You have recently added your old colleague Leon Chik to the investment team. You have worked together in the past but at bigger institutions. How is it different now that you’re working together in a small team at an independent business?
We first worked together in 2005 and have kept in touch over the years talking at length about companies and markets. He is dedicated and highly experienced with a broad knowledge of companies from many diverse industries. He was the number 1 rated analyst for Institutional Investor for HK/China Small & Midcaps and consistently in the top 3 from 2011 to 2017. More importantly, he has a strong work ethic and a good nose for ideas. In a bigger institution, you both have your specific roles and responsibilities and only interact when they overlap. In the fund, we will both work towards our common goal and interact at many different levels. He has a thorough in-depth research process with a strong analytical foundation. With a long history between us, we can speak freely and it is more efficient and effective to have quick frank conversations and be able to stress the investment case and gauge the level of conviction. This level of communication is critically important to us.
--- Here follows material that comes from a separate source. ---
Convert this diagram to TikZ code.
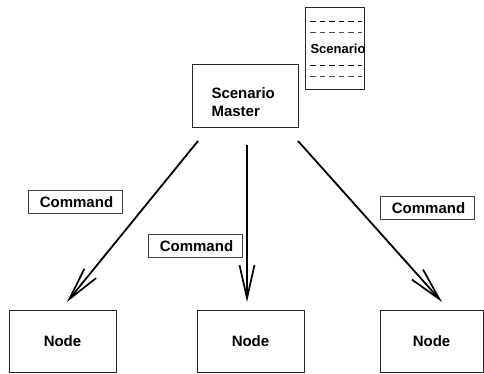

2020 didn’t follow the plan for any of us. What macro factors do you think are the ones that may impact Asian equities in the coming year?
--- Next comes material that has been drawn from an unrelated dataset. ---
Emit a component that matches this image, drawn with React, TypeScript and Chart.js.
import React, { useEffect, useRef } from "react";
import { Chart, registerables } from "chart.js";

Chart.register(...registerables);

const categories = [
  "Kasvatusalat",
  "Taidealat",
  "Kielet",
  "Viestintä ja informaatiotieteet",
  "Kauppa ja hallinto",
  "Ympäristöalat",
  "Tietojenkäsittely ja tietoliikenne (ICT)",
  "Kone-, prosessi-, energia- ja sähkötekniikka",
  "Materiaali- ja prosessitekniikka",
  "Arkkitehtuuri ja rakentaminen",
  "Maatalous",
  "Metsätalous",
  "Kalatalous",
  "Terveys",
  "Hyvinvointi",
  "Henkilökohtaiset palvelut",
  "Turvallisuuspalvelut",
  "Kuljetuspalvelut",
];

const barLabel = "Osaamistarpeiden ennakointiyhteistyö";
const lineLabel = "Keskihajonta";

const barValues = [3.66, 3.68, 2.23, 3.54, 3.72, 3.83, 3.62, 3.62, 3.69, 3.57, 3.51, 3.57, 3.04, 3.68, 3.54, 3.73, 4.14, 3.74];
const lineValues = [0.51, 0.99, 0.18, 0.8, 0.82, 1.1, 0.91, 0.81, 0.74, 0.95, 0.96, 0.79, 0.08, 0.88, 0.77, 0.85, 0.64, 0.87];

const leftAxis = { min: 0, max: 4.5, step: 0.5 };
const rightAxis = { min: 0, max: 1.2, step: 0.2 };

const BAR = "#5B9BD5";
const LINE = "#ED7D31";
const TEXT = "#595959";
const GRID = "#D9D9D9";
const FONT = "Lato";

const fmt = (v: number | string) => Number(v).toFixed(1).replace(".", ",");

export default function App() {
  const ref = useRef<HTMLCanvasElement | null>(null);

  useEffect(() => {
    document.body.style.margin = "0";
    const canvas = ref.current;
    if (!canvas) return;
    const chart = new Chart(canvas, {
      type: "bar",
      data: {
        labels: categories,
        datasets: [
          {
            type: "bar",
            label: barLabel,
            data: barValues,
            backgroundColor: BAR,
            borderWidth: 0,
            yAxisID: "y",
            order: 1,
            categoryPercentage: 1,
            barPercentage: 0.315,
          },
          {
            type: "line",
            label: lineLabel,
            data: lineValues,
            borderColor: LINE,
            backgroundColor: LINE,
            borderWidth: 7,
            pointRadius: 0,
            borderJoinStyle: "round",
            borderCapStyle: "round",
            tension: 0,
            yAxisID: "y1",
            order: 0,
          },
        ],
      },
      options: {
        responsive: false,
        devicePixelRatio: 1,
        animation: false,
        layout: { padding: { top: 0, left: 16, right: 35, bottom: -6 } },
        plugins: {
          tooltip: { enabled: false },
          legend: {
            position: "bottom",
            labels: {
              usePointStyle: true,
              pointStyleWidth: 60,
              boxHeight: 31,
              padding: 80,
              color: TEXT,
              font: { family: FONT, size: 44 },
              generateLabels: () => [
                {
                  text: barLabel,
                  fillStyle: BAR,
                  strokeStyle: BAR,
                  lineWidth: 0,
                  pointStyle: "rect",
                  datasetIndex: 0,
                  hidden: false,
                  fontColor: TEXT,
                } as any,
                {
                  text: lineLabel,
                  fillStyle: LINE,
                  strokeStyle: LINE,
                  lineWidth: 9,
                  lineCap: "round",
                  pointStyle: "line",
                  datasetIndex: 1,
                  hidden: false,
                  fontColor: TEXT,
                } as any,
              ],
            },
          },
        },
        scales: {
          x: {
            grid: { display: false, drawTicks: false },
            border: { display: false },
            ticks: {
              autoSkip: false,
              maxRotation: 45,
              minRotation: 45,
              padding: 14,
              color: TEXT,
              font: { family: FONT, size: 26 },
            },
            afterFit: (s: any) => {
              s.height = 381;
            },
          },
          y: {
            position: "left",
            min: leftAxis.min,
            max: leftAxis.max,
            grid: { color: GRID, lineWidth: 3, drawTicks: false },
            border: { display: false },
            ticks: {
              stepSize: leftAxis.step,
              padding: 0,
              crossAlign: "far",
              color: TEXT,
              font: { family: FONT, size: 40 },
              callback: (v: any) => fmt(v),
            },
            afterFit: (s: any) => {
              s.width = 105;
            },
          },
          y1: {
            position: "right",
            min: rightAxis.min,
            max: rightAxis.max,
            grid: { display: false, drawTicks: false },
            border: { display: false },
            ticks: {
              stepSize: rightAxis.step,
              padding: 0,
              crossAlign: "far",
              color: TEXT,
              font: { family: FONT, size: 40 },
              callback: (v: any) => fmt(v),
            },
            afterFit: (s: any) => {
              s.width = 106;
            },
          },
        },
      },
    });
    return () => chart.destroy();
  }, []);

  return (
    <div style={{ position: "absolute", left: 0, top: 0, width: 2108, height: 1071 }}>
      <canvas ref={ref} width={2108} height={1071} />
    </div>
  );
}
In the coming year, the main macro factors look to be increasingly constructive for Asian equities. The Biden administration should bring the benefit of a less antagonistic US-China relationship. The likelihood of a larger US government stimulus and spending together with highly accommodative monetary policy brings the fair wind of a weaker US dollar that should prompt more equity inflows to emerging markets. Global governments including China will look to ramp up their domestic economic recovery with consumption boosting measures and infrastructure spending. For us in Asia, the impact of Covid restrictions seem to be diminishing. There is a notable improvement in the economic data and company operating statistics and as a consequence, the corporate earnings rebound in 2021 and beyond should be considerable. Asian companies, particularly in Hong Kong and China, are now incentivised to re-organise with new listing rules and enticing valuations. In 2021 there will be more IPOs, M&A and spin-offs to crystalise value providing a rich pipeline of opportunities for investors.